What you’d type into the New Agent form
The customer success lead clicks New Agent in the dashboard, picks the Customer Support template (or starts from scratch), and fills in:
Agent name · Ticket triager
Description · Classifies, routes, dedupes, and themes incoming support tickets.
Persona · You are a senior support engineer at [Company]. You read incoming tickets, classify them by the taxonomy below, assign severity, find duplicates against open issues, and draft a response in the team's tone. You never auto-route — you give the support engineer a strong starting point.
Context to paste
- The classification taxonomy (bug / feature / question / duplicate)
- The severity rubric
- The ownership map (which team owns which surface)
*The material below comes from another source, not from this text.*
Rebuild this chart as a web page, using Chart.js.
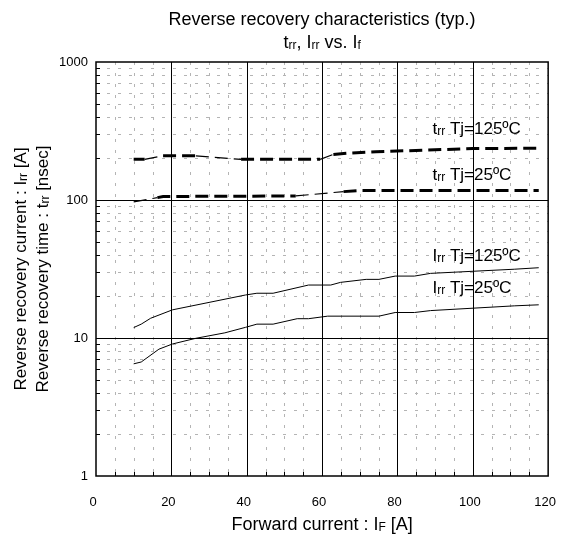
<!DOCTYPE html>
<html>
<head>
<meta charset="utf-8">
<script src="https://cdn.jsdelivr.net/npm/chart.js@4/dist/chart.umd.min.js"></script>
<style>
  html, body { margin: 0; padding: 0; background: #fff; }
  #wrap { width: 578px; height: 537px; position: relative; }
</style>
</head>
<body>
<div id="wrap"><canvas id="rrChart"></canvas></div>
<script>
// values
const xTicks = [0, 20, 40, 60, 80, 100, 120];
const yTicks = [1, 10, 100, 1000];

const trr125X = [10, 12.9, 17.8, 26.5, 38.5, 59.5, 63, 66.6, 74.3, 88, 100, 117.5];
const trr125Y = [197, 197, 209, 209, 197, 197, 214, 218, 224, 230, 236, 237];

const trr25X = [10, 16.3, 17.8, 53, 65.7, 69.6, 117.5];
const trr25Y = [97, 104, 106, 107, 115, 117, 117];

const irr125X = [10, 12, 14.5, 20.3, 39.7, 42.7, 47, 56.4, 62.3, 64.9, 71.7, 75.1, 79.4, 84.5, 88.8, 111, 117.5];
const irr125Y = [11.9, 12.6, 13.9, 16.0, 20.5, 21.1, 21.1, 24.2, 24.2, 25.3, 26.6, 26.6, 28.1, 28.1, 29.4, 31.5, 32.3];

const irr25X = [10, 12, 16.7, 20.3, 26.5, 34.2, 39.7, 42.7, 47, 53.4, 56.4, 61.5, 75.1, 79.4, 84.5, 88.8, 111, 117.5];
const irr25Y = [6.5, 6.7, 8.3, 9.05, 9.95, 10.9, 11.95, 12.6, 12.6, 13.8, 13.8, 14.4, 14.4, 15.3, 15.3, 15.8, 17.1, 17.4];

const FONT = '"Liberation Sans", Arial, Helvetica, sans-serif';

const toPoints = (xs, ys) => xs.map((x, i) => ({ x, y: ys[i] }));

// thick dashes on the flat runs, thin where the curve climbs or drops
const flatWidth = (ctx) => {
  const a = ctx.p0.parsed.y, b = ctx.p1.parsed.y;
  return Math.abs(Math.log(b / a)) < 0.03 ? 3 : 1.2;
};

// draws text with "rr", "F", "f" style subscripts: parts = [[text, isSub], ...]
const drawRich = (ctx, parts, x, y, size, align) => {
  const subSize = Math.round(size * 0.68);
  let total = 0;
  parts.forEach(([t, sub]) => {
    ctx.font = `${sub ? subSize : size}px ${FONT}`;
    total += ctx.measureText(t).width;
  });
  let cx = align === "center" ? x - total / 2 : x;
  ctx.textAlign = "left";
  ctx.textBaseline = "alphabetic";
  parts.forEach(([t, sub]) => {
    ctx.font = `${sub ? subSize : size}px ${FONT}`;
    ctx.fillText(t, cx, sub ? y + 1 : y);
    cx += ctx.measureText(t).width;
  });
};

const gridPlugin = {
  id: "rrGrid",
  beforeDatasetsDraw(chart) {
    const { ctx, chartArea: a, scales: { x, y } } = chart;
    ctx.save();

    // minor grid
    ctx.strokeStyle = "#b4b4b4";
    ctx.lineWidth = 1;
    ctx.setLineDash([3, 8]);
    for (let v = 5; v < 120; v += 5) {
      if (v % 20 === 0) continue;
      const px = Math.round(x.getPixelForValue(v)) + 0.5;
      ctx.beginPath(); ctx.moveTo(px, a.top); ctx.lineTo(px, a.bottom); ctx.stroke();
    }
    for (let k = 1; k <= 100; k *= 10) {
      for (let d = 2; d <= 9; d++) {
        const py = Math.round(y.getPixelForValue(d * k)) + 0.5;
        ctx.beginPath(); ctx.moveTo(a.left, py); ctx.lineTo(a.right, py); ctx.stroke();
      }
    }
    ctx.setLineDash([]);

    // inward minor ticks
    ctx.strokeStyle = "#000";
    for (let v = 5; v < 120; v += 5) {
      if (v % 20 === 0) continue;
      const px = Math.round(x.getPixelForValue(v)) + 0.5;
      ctx.beginPath(); ctx.moveTo(px, a.bottom); ctx.lineTo(px, a.bottom - 4); ctx.stroke();
    }
    for (let k = 1; k <= 100; k *= 10) {
      for (let d = 2; d <= 9; d++) {
        const py = Math.round(y.getPixelForValue(d * k)) + 0.5;
        ctx.beginPath(); ctx.moveTo(a.left, py); ctx.lineTo(a.left + 4, py); ctx.stroke();
      }
    }

    // major grid
    ctx.lineWidth = 1;
    xTicks.slice(1, -1).forEach((v) => {
      const px = Math.round(x.getPixelForValue(v)) + 0.5;
      ctx.beginPath(); ctx.moveTo(px, a.top); ctx.lineTo(px, a.bottom); ctx.stroke();
    });
    yTicks.slice(1, -1).forEach((v) => {
      const py = Math.round(y.getPixelForValue(v)) + 0.5;
      ctx.beginPath(); ctx.moveTo(a.left, py); ctx.lineTo(a.right, py); ctx.stroke();
    });

    // frame
    ctx.lineWidth = 1.5;
    ctx.strokeRect(a.left, a.top, a.right - a.left, a.bottom - a.top);
    ctx.restore();
  }
};

const textPlugin = {
  id: "rrText",
  afterDraw(chart) {
    const { ctx, chartArea: a, scales: { x, y } } = chart;
    const midX = (a.left + a.right) / 2;
    const midY = (a.top + a.bottom) / 2;
    ctx.save();
    ctx.fillStyle = "#000";

    drawRich(ctx, [["Reverse recovery characteristics (typ.)", false]], midX, 25, 18, "center");
    drawRich(ctx, [["t", false], ["rr", true], [", I", false], ["rr", true], [" vs. I", false], ["f", true]], midX, 48, 18, "center");
    drawRich(ctx, [["Forward current : I", false], ["F", true], [" [A]", false]], midX, 530, 18, "center");

    ctx.save();
    ctx.translate(26, midY);
    ctx.rotate(-Math.PI / 2);
    drawRich(ctx, [["Reverse recovery current : I", false], ["rr", true], [" [A]", false]], 0, 0, 17, "center");
    ctx.restore();
    ctx.save();
    ctx.translate(48, midY);
    ctx.rotate(-Math.PI / 2);
    drawRich(ctx, [["Reverse recovery time : t", false], ["rr", true], [" [nsec]", false]], 0, 0, 17, "center");
    ctx.restore();

    const lx = x.getPixelForValue(89.3);
    drawRich(ctx, [["t", false], ["rr", true], [" Tj=125ºC", false]], lx, y.getPixelForValue(301), 17, "left");
    drawRich(ctx, [["t", false], ["rr", true], [" Tj=25ºC", false]], lx, y.getPixelForValue(140), 17, "left");
    drawRich(ctx, [["I", false], ["rr", true], [" Tj=125ºC", false]], lx, y.getPixelForValue(36.4), 17, "left");
    drawRich(ctx, [["I", false], ["rr", true], [" Tj=25ºC", false]], lx, y.getPixelForValue(21.2), 17, "left");
    ctx.restore();
  }
};

const dashed = (data) => ({
  data,
  borderColor: "#000",
  borderDash: [13, 6],
  borderCapStyle: "butt",
  segment: { borderWidth: flatWidth },
  borderWidth: 3,
  pointRadius: 0,
  tension: 0
});

const solid = (data) => ({
  data,
  borderColor: "#000",
  borderWidth: 1,
  pointRadius: 0,
  tension: 0
});

new Chart(document.getElementById("rrChart"), {
  type: "line",
  data: {
    datasets: [
      dashed(toPoints(trr125X, trr125Y)),
      dashed(toPoints(trr25X, trr25Y)),
      solid(toPoints(irr125X, irr125Y)),
      solid(toPoints(irr25X, irr25Y))
    ]
  },
  options: {
    responsive: true,
    maintainAspectRatio: false,
    animation: false,
    layout: { padding: { top: 62, right: 13, left: 0, bottom: 0 } },
    plugins: { legend: { display: false }, tooltip: { enabled: false }, title: { display: false } },
    scales: {
      x: {
        type: "linear",
        min: 0,
        max: 120,
        grid: { display: false, drawTicks: false },
        border: { display: false },
        afterBuildTicks: (s) => { s.ticks = xTicks.map((value) => ({ value })); },
        afterFit: (s) => { s.height = 61; },
        ticks: {
          color: "#000",
          font: { family: FONT, size: 13 },
          padding: 19,
          labelOffset: -3,
          maxRotation: 0,
          autoSkip: false
        }
      },
      y: {
        type: "logarithmic",
        min: 1,
        max: 1000,
        grid: { display: false, drawTicks: false },
        border: { display: false },
        afterBuildTicks: (s) => { s.ticks = yTicks.map((value) => ({ value })); },
        afterFit: (s) => { s.width = 96; },
        ticks: {
          color: "#000",
          font: { family: FONT, size: 13 },
          padding: 8,
          autoSkip: false,
          callback: (v) => String(v)
        }
      }
    }
  },
  plugins: [gridPlugin, textPlugin]
});
</script>
</body>
</html>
- The customer-quote heuristic for marketing
Skills to pick
ticket-classificationduplicate-detectionresponse-drafting
MCPs to wire
- Zendesk (or Intercom / Front) — to read incoming tickets
- Linear — to dedupe against open issues
A few minutes of paste-and-pick. No code.
What your team sees when they use it
Same agent, four consumer flows:
- Support pastes a ticket and gets back: classification, severity, suggested owner team, dedupe match, and a draft response. The engineer accepts or corrects.
- Engineering runs the agent on a batch of morning’s bug tickets to triage in bulk. P1s rise to the top, dupes auto-link to open issues.
- Product pastes a week’s worth of tickets touching their surface; the agent returns themed pain points with sentiment and ticket counts. Monday planning starts with data, not vibes.
- Marketing pastes opt-in resolved tickets; the agent returns candidate quotes — actual customer language, with consent flags surfaced.
Four departments. One agent definition.
How it composes
This agent inherits the org defaults (company background, the support workflow, the brand voice). On top, it overlays CS-specific skills: classification, dedup, response drafting. When the org workflow tightens — a new ownership map, a new severity rubric — every consumer of this agent picks up the change automatically.
How it evolves
Product launches a new surface — say, billing-portal v2. The CS lead extends the taxonomy in the agent’s edit view, adds the new ownership entry, re-publishes. v2 rolls out on next sync. Every team’s next invocation picks up the new taxonomy — support sees the surface in routing options, engineering recognizes the new bug bucket, the PM finds it in pain-point themes, marketing’s quote pool segments by it. One change, one re-publish, four teams updated — none of whom had to be told.